International investment banks are starting to boost their front-office recruitment in China as M&A and IPO activity picks up.

“The i-banking employment market was stagnant until July, but then picked up by about 30 per cent in August, all be it from a very low base,” says Kensy Sy, head of banking & finance at Talent2 Beijing.

Established global players like Goldman Sachs and Morgan Stanley have made selective high-level hires on the back of rising deal-flow.
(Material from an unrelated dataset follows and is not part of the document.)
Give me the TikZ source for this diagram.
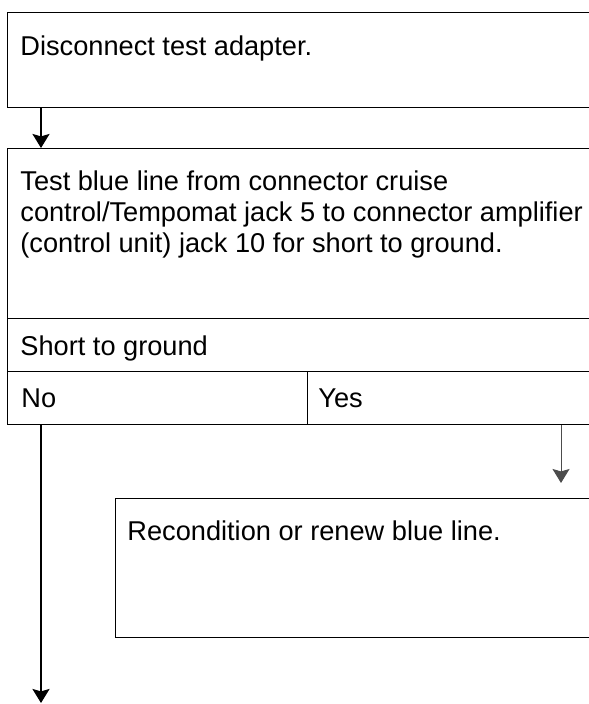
\documentclass[tikz,border=0pt]{standalone}
\usepackage{fontspec}
\setmainfont{Liberation Sans}
\usetikzlibrary{positioning}
\usetikzlibrary{arrows.meta}
\tikzset{box/.style={draw,rectangle,line width=0.7pt,anchor=north west,inner sep=0pt},
	txt/.style={inner sep=0pt,align=left,font=\fontsize{13.6}{15.6}\selectfont},
	flow/.style={-{Stealth[length=7pt,width=8.5pt,inset=1.2pt]},line width=1pt}}

\begin{document}
\begin{tikzpicture}[x=0.5pt,y=-0.5pt]
	\useasboundingbox (0,0) rectangle (588,704);
	% boxes
	\node[box, minimum width=294.5pt, minimum height=47.5pt] (disc) at (7,12) {};
	\node[box, minimum width=294.5pt, minimum height=85pt] (test) at (7,148) {};
	\node[box, minimum width=294.5pt, minimum height=26.5pt] (short) at (7,318) {};
	\node[box, minimum width=150pt, minimum height=26.5pt] (no) at (7,371) {};
	\node[box, minimum width=144.5pt, minimum height=26.5pt] (yes) at (307,371) {};
	\node[box, minimum width=240.5pt, minimum height=69.5pt] (reco) at (115,498) {};

	% texts
	\node[txt] (disctxt) [below right = 11.5pt and 6.5pt of disc.north west] {Disconnect test adapter.};
	\node[txt] (testtxt) [below right = 11pt and 6.5pt of test.north west] {Test blue line from connector cruise\\control/Tempomat jack 5 to connector amplifier\\(control unit) jack 10 for short to ground.};
	\node[txt] (shorttxt) [below right = 8.5pt and 6.5pt of short.north west] {Short to ground};
	\node[txt] (notxt) [below right = 8.5pt and 7pt of no.north west] {No};
	\node[txt] (yestxt) [below right = 8.5pt and 5.5pt of yes.north west] {Yes};
	\node[txt] (recotxt) [below right = 11pt and 6pt of reco.north west] {Recondition or renew blue line.};

	% connectors
	\coordinate (noend) at (41,703);
	\coordinate (yesend) at (561,483);
	\draw[flow] (disc.south -| noend) -- (test.north -| noend);
	\draw[flow] (no.south -| noend) -- (noend);
	\draw[flow, line width=0.5pt, gray!60!black] (yes.south -| yesend) -- (yesend);
\end{tikzpicture}
\end{document}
In September, Deutsche Bank strengthened its institutional sales capabilities with four new senior recruits.

And emerging trio Standard Chartered, Barclays and Nomura all plan to expand their equities platforms in the PRC.

Sy estimates that about 30 per cent of the current hiring is for new roles, while the rest is for replacing staff who have resigned or been retrenched.

Hiring is focused on front-office revenue generators – especially those in hot coverage sectors like natural resources and energy – with not so much demand for research analysts, adds Sy.

But, according to another headhunter who asked not to be named, there is also some activity in compliance – especially at BoA-Merrill Lynch – which is reorganising its merged middle office.

For i-banking roles, foreign firms prefer Chinese nationals with an overseas education and multinational experience, but who also have the local networks needed to carry out M&A deals, adds Sy.

There aren’t too many people who tick all these boxes and this talent shortage has helped China avoid i-banking redundancies on the same scale as Singapore or Hong Kong, not to mention New York or London

“It’s difficult to recruit good people in China, plus salary increments have stayed very high - 30 to 100 per cent,” says Sy. With hiring so hard and so expensive, banks in the mainland had a greater incentive than in easy-hire-easy-fire Hong Kong to retain talent, even during the worst days of the financial crisis.

As well as recruiting, firms are also re-assigning senior staff to i-banking jobs. JPMorgan, for example, recently moved Frank Gong, chief China economist, to an investment banking role.